■ DATASET CONTENT ■

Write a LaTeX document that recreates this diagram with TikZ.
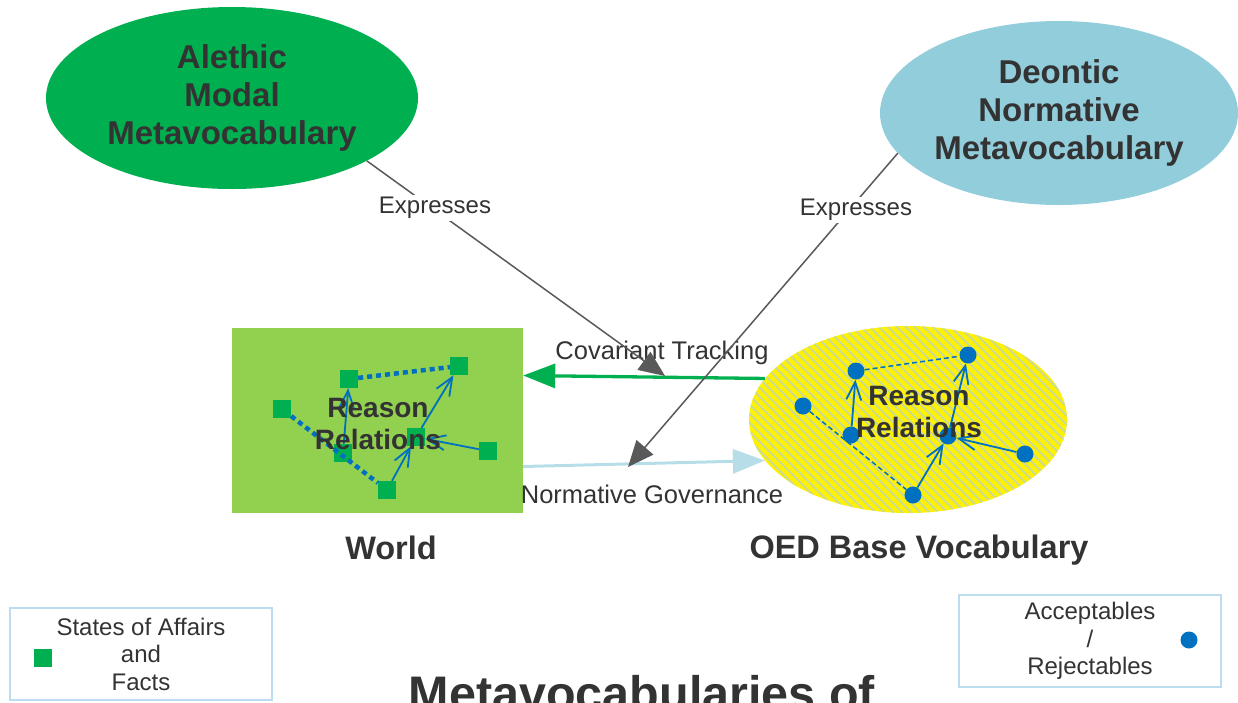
\documentclass[tikz,border=0pt]{standalone}
\usepackage{fontspec}
\setmainfont{Liberation Sans}
\usetikzlibrary{arrows.meta,shapes.geometric,calc,positioning}
\definecolor{alethiccolor}{RGB}{0,176,80}
\definecolor{deonticcolor}{RGB}{146,205,220}
\definecolor{worldcolor}{RGB}{146,208,80}
\definecolor{relcolor}{RGB}{0,112,192}
\definecolor{govcolor}{RGB}{183,222,232}
\definecolor{exprcolor}{RGB}{89,89,89}
\definecolor{textdark}{RGB}{51,51,51}
\definecolor{legendline}{RGB}{190,220,240}
\definecolor{stripecolor}{RGB}{205,218,150}

\begin{document}
\begin{tikzpicture}[x=1pt,y=-1pt,
        metaellipse/.style={ellipse, inner sep=0pt, text=textdark, align=center, font=\fontsize{33}{38}\selectfont\bfseries},
        stateitem/.style={rectangle, fill=alethiccolor, minimum size=18pt, inner sep=0pt},
        accitem/.style={circle, fill=relcolor, minimum size=17pt, inner sep=0pt},
        reltext/.style={text=textdark, align=center, font=\fontsize{28}{32}\selectfont\bfseries},
        bigtitle/.style={text=textdark, font=\fontsize{32.5}{38}\selectfont\bfseries},
        lbl/.style={text=textdark, fill=white, inner sep=2pt, font=\fontsize{24}{28}\selectfont},
        arrowlbl/.style={text=textdark, font=\fontsize{25.5}{30}\selectfont},
        legendbox/.style={draw=legendline, line width=1.5pt, minimum width=262pt, minimum height=92pt, text=textdark, align=center, font=\fontsize{24}{27.5}\selectfont},
        exprline/.style={draw=exprcolor, line width=1.5pt, -{Triangle[length=26pt,width=22pt]}},
        relarrow/.style={draw=relcolor, line width=1.8pt, -{Straight Barb[length=18pt,width=15pt]}},
        dotrel/.style={draw=relcolor, line width=4.5pt, dash pattern=on 5pt off 4pt},
        dashrel/.style={draw=relcolor, line width=1.5pt, dash pattern=on 5pt off 3pt},
        stripe/.style={draw=stripecolor, line width=2pt}
    ]
        \clip (0,0) rectangle (1238,702);

        \node[metaellipse, fill=alethiccolor, minimum width=372pt, minimum height=182pt] (alethic) at (232,98) {Alethic\\Modal\\Metavocabulary};
        \node[metaellipse, fill=deonticcolor, minimum width=358pt, minimum height=184pt] (deontic) at (1059,113) {Deontic\\Normative\\Metavocabulary};

        \node[rectangle, fill=worldcolor, minimum width=291pt, minimum height=185pt, inner sep=0pt] (world) at (377.5,420.5) {};
        \node[ellipse, fill=yellow, minimum width=318pt, minimum height=187pt, inner sep=0pt,
            path picture={
                \foreach \k in {0,...,62}
                    \draw[stripe] ($(path picture bounding box.north west)+(\k*9-200,-5)$) -- ++(210,210);
            }] (oed) at (908,419.5) {};

        \node[bigtitle] (worldlbl) at (391,548) {World};
        \node[bigtitle] (oedlbl) at (919,550) {OED Base Vocabulary};

        % states of affairs in the world
        \node[stateitem] (s1) at (349,379) {};
        \node[stateitem] (s2) at (459,366) {};
        \node[stateitem] (s3) at (282,409) {};
        \node[stateitem] (s4) at (416,437) {};
        \node[stateitem] (s5) at (343,453) {};
        \node[stateitem] (s6) at (488,451) {};
        \node[stateitem] (s7) at (387,490) {};
        \draw[dotrel] (s1) -- (s2);
        \draw[dotrel] (s3) -- (s7);
        \draw[relarrow] (s5) -- (s1);
        \draw[relarrow] (s4) -- (s2);
        \draw[relarrow] (s7) -- (s4);
        \draw[relarrow] (s6) -- (s4);

        % acceptables / rejectables
        \node[accitem] (a1) at (856,371) {};
        \node[accitem] (a2) at (968,355) {};
        \node[accitem] (a3) at (803,406) {};
        \node[accitem] (a4) at (851,435) {};
        \node[accitem] (a5) at (948,436) {};
        \node[accitem] (a6) at (1025,454) {};
        \node[accitem] (a7) at (913,495) {};
        \draw[dashrel] (a1) -- (a2);
        \draw[dashrel] (a3) -- (a7);
        \draw[relarrow] (a4) -- (a1);
        \draw[relarrow] (a5) -- (a2);
        \draw[relarrow] (a7) -- (a5);
        \draw[relarrow] (a6) -- (a5);

        \node[reltext] (rel1) at (378,424) {Reason\\Relations};
        \node[reltext] (rel2) at (919,412) {Reason\\Relations};

        % tracking and governance
        \draw[alethiccolor, line width=3.3pt, -{Triangle[length=32pt,width=24pt]}] (oed.164) -- ([yshift=45pt]world.east);
        \draw[govcolor, line width=3pt, -{Triangle[length=32pt,width=24pt]}] ([yshift=-46pt]world.east) -- (oed.196);
        \node[arrowlbl] (covlbl) at (662,353) {Covariant Tracking};
        \node[arrowlbl] (govlbl) at (652,494) {Normative Governance};

        \coordinate (tip1) at (665,376);
        \coordinate (tip2) at (628,467);
        \draw[exprline] (alethic.-25) -- (tip1);
        \draw[exprline] (deontic.194) -- (tip2);
        \node[lbl] (ex1) at (435,208) {Expresses};
        \node[lbl] (ex2) at (856,210) {Expresses};

        % legends
        \node[legendbox] (leg1) at (141,654) {States of Affairs\\and\\Facts};
        \node[stateitem] (leg1sym) at (43,658) {};
        \node[legendbox] (leg2) at (1090,641) {Acceptables\\/\\Rejectables};
        \node[accitem] (leg2sym) at (1189,640) {};

        \node[text=textdark, font=\fontsize{48.5}{56}\selectfont\bfseries, anchor=base] (title) at (642,710) {Metavocabularies of};
    \end{tikzpicture}
\end{document}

■ JOB ■
Starting at the first line of the material, output exactly the lines up to and including the one with "(0,0) rectangle (1238,702);". Do not include the pictures.

■ WRITTEN ANSWER ■
Write a LaTeX document that recreates this diagram with TikZ.
\documentclass[tikz,border=0pt]{standalone}
\usepackage{fontspec}
\setmainfont{Liberation Sans}
\usetikzlibrary{arrows.meta,shapes.geometric,calc,positioning}
\definecolor{alethiccolor}{RGB}{0,176,80}
\definecolor{deonticcolor}{RGB}{146,205,220}
\definecolor{worldcolor}{RGB}{146,208,80}
\definecolor{relcolor}{RGB}{0,112,192}
\definecolor{govcolor}{RGB}{183,222,232}
\definecolor{exprcolor}{RGB}{89,89,89}
\definecolor{textdark}{RGB}{51,51,51}
\definecolor{legendline}{RGB}{190,220,240}
\definecolor{stripecolor}{RGB}{205,218,150}

\begin{document}
\begin{tikzpicture}[x=1pt,y=-1pt,
        metaellipse/.style={ellipse, inner sep=0pt, text=textdark, align=center, font=\fontsize{33}{38}\selectfont\bfseries},
        stateitem/.style={rectangle, fill=alethiccolor, minimum size=18pt, inner sep=0pt},
        accitem/.style={circle, fill=relcolor, minimum size=17pt, inner sep=0pt},
        reltext/.style={text=textdark, align=center, font=\fontsize{28}{32}\selectfont\bfseries},
        bigtitle/.style={text=textdark, font=\fontsize{32.5}{38}\selectfont\bfseries},
        lbl/.style={text=textdark, fill=white, inner sep=2pt, font=\fontsize{24}{28}\selectfont},
        arrowlbl/.style={text=textdark, font=\fontsize{25.5}{30}\selectfont},
        legendbox/.style={draw=legendline, line width=1.5pt, minimum width=262pt, minimum height=92pt, text=textdark, align=center, font=\fontsize{24}{27.5}\selectfont},
        exprline/.style={draw=exprcolor, line width=1.5pt, -{Triangle[length=26pt,width=22pt]}},
        relarrow/.style={draw=relcolor, line width=1.8pt, -{Straight Barb[length=18pt,width=15pt]}},
        dotrel/.style={draw=relcolor, line width=4.5pt, dash pattern=on 5pt off 4pt},
        dashrel/.style={draw=relcolor, line width=1.5pt, dash pattern=on 5pt off 3pt},
        stripe/.style={draw=stripecolor, line width=2pt}
    ]
        \clip (0,0) rectangle (1238,702);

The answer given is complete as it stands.